Idaho: Preliminary avg. 2021 #ACA premiums: +1.2% indy market, +5.8% sm. group
The Idaho Insurance Dept. has posted the preliminary rate filings for the 2021 Individual and Small Group markets:
The Department of Insurance receives preliminary health plan information for the following year from insurance carriers by June 1 and reviews the proposed plan documents and rates for compliance with Idaho and federal regulations. The Department of Insurance does not have the authority to set or establish insurance rates, but it does have the authority to deem rate increases submitted by insurance companies as reasonable or unreasonable. After the review and negotiation process, the carriers submit their final rate increase information. The public is invited to provide comments on the rate changes. Please send any comments to Idaho Department of Insurance.
A key driver of increases is generally the level of health claims paid compared to the premium collected. The table below shows the level of claims paid and premium collected by each insurance company for ACA-compliant health benefit plans during 2019. In addition to claims paid, the premium needs to cover the company’s administrative costs, insurance fees, and taxes. Those costs generally consume around 20 percent of the premium. Larger rate increases may be needed when the prior year’s premium is not sufficient to pay for health claims and administrative costs and fees. With its rate increase submission, each insurance company submits a consumer-oriented explanation of the increase, which is available by clicking on the name of the insurance company in the table below.

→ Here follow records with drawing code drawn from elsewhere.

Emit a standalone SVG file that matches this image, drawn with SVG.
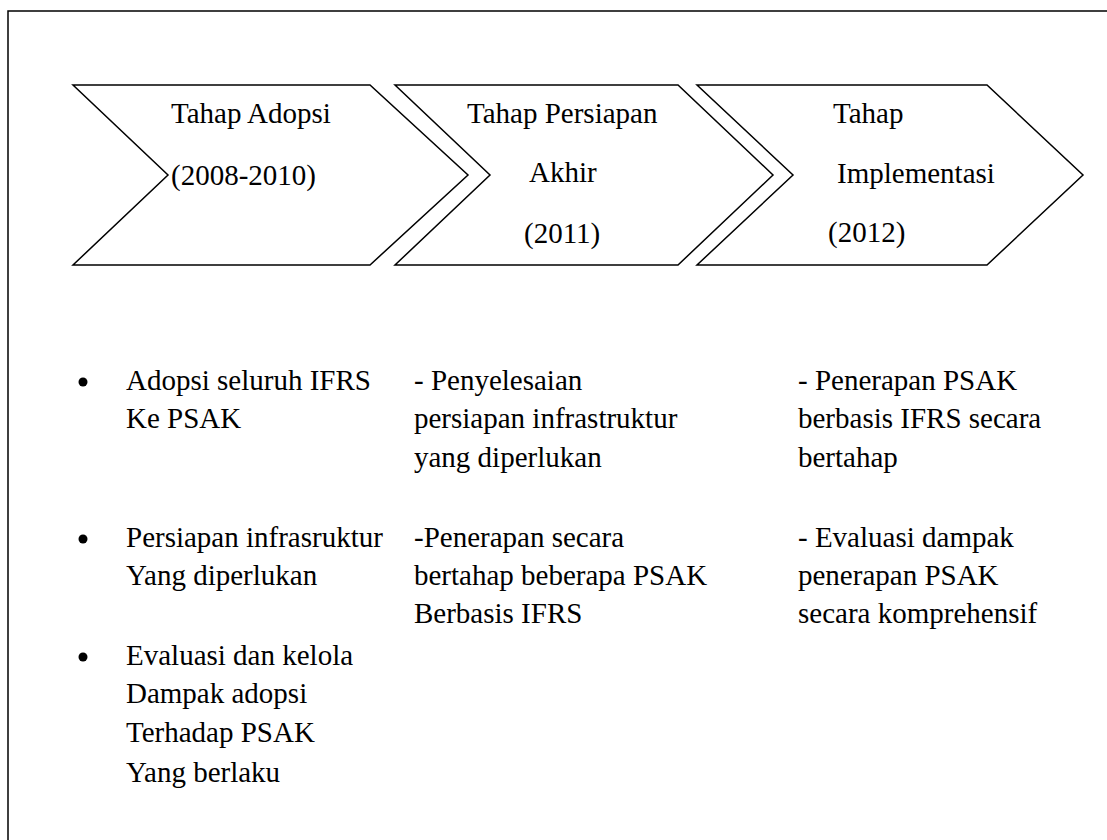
<svg xmlns="http://www.w3.org/2000/svg" width="1107" height="840" viewBox="0 0 1107 840">
<style>
.shape{fill:#fff;stroke:#000;stroke-width:1.5;stroke-linejoin:miter}
.t{font-family:"Liberation Serif","Times New Roman",serif;font-size:29px;fill:#000}
</style>
<rect width="1107" height="840" fill="#fff"/>
<path d="M8,840 V11 H1107" fill="none" stroke="#000" stroke-width="1.5"/>
<g id="chevron1">
<polygon class="shape" points="73,85 370,85 468,175 370,265 73,265 168,175"/>
<text class="t" x="171" y="123">Tahap Adopsi</text>
<text class="t" x="171" y="185">(2008-2010)</text>
</g>
<g id="chevron2">
<polygon class="shape" points="395,85 678,85 773,175 678,265 395,265 490,175"/>
<text class="t" x="467" y="123">Tahap Persiapan</text>
<text class="t" x="529" y="182">Akhir</text>
<text class="t" x="524" y="243">(2011)</text>
</g>
<g id="chevron3">
<polygon class="shape" points="697,85 987,85 1083,175 987,265 697,265 793,175"/>
<text class="t" x="833" y="123">Tahap</text>
<text class="t" x="837" y="183">Implementasi</text>
<text class="t" x="828" y="242">(2012)</text>
</g>
<g id="list1">
<circle cx="83" cy="382" r="4.5" fill="#000"/>
<circle cx="83" cy="539" r="4.5" fill="#000"/>
<circle cx="83" cy="657" r="4.5" fill="#000"/>
<text class="t" x="126" y="390">Adopsi seluruh IFRS</text>
<text class="t" x="126" y="428">Ke PSAK</text>
<text class="t" x="126" y="547">Persiapan infrasruktur</text>
<text class="t" x="126" y="585">Yang diperlukan</text>
<text class="t" x="126" y="665">Evaluasi dan kelola</text>
<text class="t" x="126" y="703">Dampak adopsi</text>
<text class="t" x="126" y="742">Terhadap PSAK</text>
<text class="t" x="126" y="782">Yang berlaku</text>
</g>
<g id="list2">
<text class="t" x="414" y="390">- Penyelesaian</text>
<text class="t" x="414" y="428">persiapan infrastruktur</text>
<text class="t" x="414" y="467">yang diperlukan</text>
<text class="t" x="414" y="547">-Penerapan secara</text>
<text class="t" x="414" y="585">bertahap beberapa PSAK</text>
<text class="t" x="414" y="623">Berbasis IFRS</text>
</g>
<g id="list3">
<text class="t" x="798" y="390">- Penerapan PSAK</text>
<text class="t" x="798" y="428">berbasis IFRS secara</text>
<text class="t" x="798" y="467">bertahap</text>
<text class="t" x="798" y="547">- Evaluasi dampak</text>
<text class="t" x="798" y="585">penerapan PSAK</text>
<text class="t" x="798" y="623">secara komprehensif</text>
</g>
<g id="connectors"></g>
</svg>
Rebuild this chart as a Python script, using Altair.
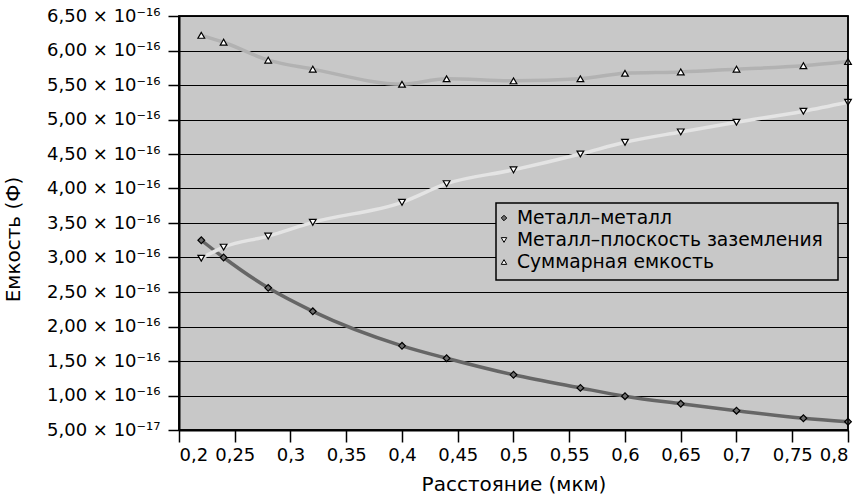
import altair as alt
import pandas as pd

x_vals = [0.22, 0.24, 0.28, 0.32, 0.40, 0.44, 0.50, 0.56, 0.60, 0.65, 0.70, 0.76, 0.80]
metal_metal = [3.25e-16, 3.00e-16, 2.56e-16, 2.22e-16, 1.72e-16, 1.54e-16, 1.30e-16,
               1.11e-16, 0.99e-16, 0.88e-16, 0.78e-16, 0.67e-16, 0.62e-16]
metal_ground = [2.99e-16, 3.15e-16, 3.31e-16, 3.51e-16, 3.80e-16, 4.07e-16, 4.27e-16,
                4.50e-16, 4.67e-16, 4.82e-16, 4.96e-16, 5.12e-16, 5.25e-16]
total = [6.22e-16, 6.12e-16, 5.86e-16, 5.73e-16, 5.51e-16, 5.59e-16, 5.56e-16,
         5.59e-16, 5.67e-16, 5.69e-16, 5.73e-16, 5.78e-16, 5.84e-16]

series_names = ["Металл–металл", "Металл–плоскость заземления", "Суммарная емкость"]
x_ticks = [0.2, 0.25, 0.3, 0.35, 0.4, 0.45, 0.5, 0.55, 0.6, 0.65, 0.7, 0.75, 0.8]
y_ticks = [0.5, 1.0, 1.5, 2.0, 2.5, 3.0, 3.5, 4.0, 4.5, 5.0, 5.5, 6.0, 6.5]

rows = []
for name, vals in zip(series_names, [metal_metal, metal_ground, total]):
    for xv, yv in zip(x_vals, vals):
        rows.append({"x": xv, "yu": yv * 1e16, "series": name, "line": name})
df = pd.DataFrame(rows)
legend_df = pd.DataFrame({"series": series_names})
one_row = pd.DataFrame({"k": [0]})

FONT = "DejaVu Sans"

shape_scale = alt.Scale(domain=series_names, range=["diamond", "triangle-down", "triangle-up"])
fill_scale = alt.Scale(domain=series_names, range=["#6e6e6e", "white", "white"])

axis_common = dict(domainColor="black", domainWidth=2, tickColor="black",
                   tickWidth=1.5, labelFontSize=18, titleFontSize=20, labelColor="black",
                   titleColor="black", titleFontWeight="normal", labelFont=FONT,
                   titleFont=FONT, labelOverlap=False, tickCount=13)

x_enc = alt.X("x:Q", scale=alt.Scale(domain=[0.2, 0.8], nice=False, zero=False),
              axis=alt.Axis(title="Расстояние (мкм)", values=x_ticks,
                            labelExpr="replace(format(datum.value, ''), '.', ',')",
                            grid=False, tickSize=12, labelPadding=4, titlePadding=10,
                            **axis_common))
y_enc = alt.Y("yu:Q", scale=alt.Scale(domain=[0.5, 6.5], nice=False, zero=False),
              axis=alt.Axis(title="Емкость (Ф)", values=y_ticks,
                            labelExpr="datum.value < 0.99 ? replace(format(datum.value*10, '.2f'), '.', ',') + ' × 10⁻¹⁷' : replace(format(datum.value, '.2f'), '.', ',') + ' × 10⁻¹⁶'",
                            grid=True, gridColor="black", gridWidth=1, gridOpacity=1,
                            tickSize=11, labelPadding=8,
                            titleX=-166, titleY=223, titleAngle=270,
                            titleAlign="center", titleBaseline="middle",
                            **axis_common))

lines = alt.Chart(df).mark_line(strokeWidth=3.5, interpolate="monotone").encode(
    x=x_enc, y=y_enc,
    stroke=alt.Stroke("line:N", scale=alt.Scale(domain=series_names,
                                                range=["#666666", "#e4e4e4", "#b2b2b2"]),
                      legend=None),
)

points = alt.Chart(df).mark_point(filled=True, stroke="black", strokeWidth=1.2, size=45, opacity=1).encode(
    x="x:Q", y="yu:Q",
    fill=alt.Fill("series:N", scale=fill_scale, legend=None),
    shape=alt.Shape("series:N", scale=shape_scale, legend=None),
)

# plot frame (top / right border)
frame = alt.Chart(one_row).mark_rect(fillOpacity=0, stroke="black", strokeWidth=1.5).encode(
    x=alt.value(0), x2=alt.value(669), y=alt.value(0), y2=alt.value(414)
)

# legend box inside the plot
leg_box = alt.Chart(one_row).mark_rect(fill="#c8c8c8", stroke="black", strokeWidth=1.5).encode(
    x=alt.value(317), x2=alt.value(659), y=alt.value(187), y2=alt.value(264)
)
leg_base = alt.Chart(legend_df).transform_window(
    idx="row_number()"
).transform_calculate(ly="202 + 22 * (datum.idx - 1)")
leg_sym = leg_base.mark_point(filled=True, stroke="black", strokeWidth=1, size=30, opacity=1).encode(
    x=alt.value(325), y=alt.Y("ly:Q", scale=None, axis=None),
    fill=alt.Fill("series:N", scale=fill_scale, legend=None),
    shape=alt.Shape("series:N", scale=shape_scale, legend=None),
)
leg_txt = leg_base.mark_text(align="left", baseline="middle", font=FONT, fontSize=18.7,
                             color="black").encode(
    x=alt.value(338), y=alt.Y("ly:Q", scale=None, axis=None), text="series:N"
)

chart = alt.layer(lines, points, frame, leg_box, leg_sym, leg_txt).properties(
    width=669, height=414,
    autosize=alt.AutoSizeParams(type="none"),
    padding={"left": 179, "top": 16, "right": 16, "bottom": 74},
).configure(background="white").configure_view(fill="#c8c8c8", stroke="black", strokeWidth=1.5)

chart.save("out.html", embed_options={"renderer": "svg", "actions": False})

Each health benefit plan has an associated “metal level” of Bronze, Silver, Gold, or Catastrophic and offers, at a minimum, Idaho's Essential Health Benefits package. The metal level is assigned based on the policyholder's "cost-sharing," which includes any deductibles, coinsurances, copays, and out-of-pocket maximums. A Silver plan usually will have lower cost-sharing than a Bronze plan, and a Gold plan will usually have lower cost-sharing than a Silver plan. However a Gold plan usually has a higher monthly premium than a Silver plan, and a Silver plan usually has a higher monthly premium than a Bronze plan. Policyholders are able to choose which metal level and which plan within that metal level best works for them.
Idaho's formatting has some positive and negatives. On the upside, they break out the filings for every carrier by metal level as well as the overall weighted average, and they even provide a summary of the total premium revenue and claims paid out for the prior year. They also link to an actuarial summary page with some additional details.
On the downside, they round off all of the rate changes to the nearest percentage point, and they don't link to the full actuarial memo which usually includes more detailed information. The summary pages include the critical effectuated enrollment numbers in some cases but not others, so I've had to plug in a rough estimate in a few cases, especially for Blue Cross of Idaho's individual market:
In the tables below I've tweaked the rate change requests to the specific percents noted in the summary pages, and have plugged in the enrollment numbers where known. Only a couple of carriers mentioned COVID-19 at all, and only then to say they aren't counting any COVID factor in their filings (at least for now).
It's also worth noting that Idaho's total ACA-compliant individual market is around 14,000 smaller than last year...but there's a key reason for that which I warned about: Roughly 15,000 ACA exchange enrollees in Idaho last year earn between 100 - 138% FPL, which means they've been shifted over from subsidized ACA policies over to the newly-enacted Medicaid expansion program.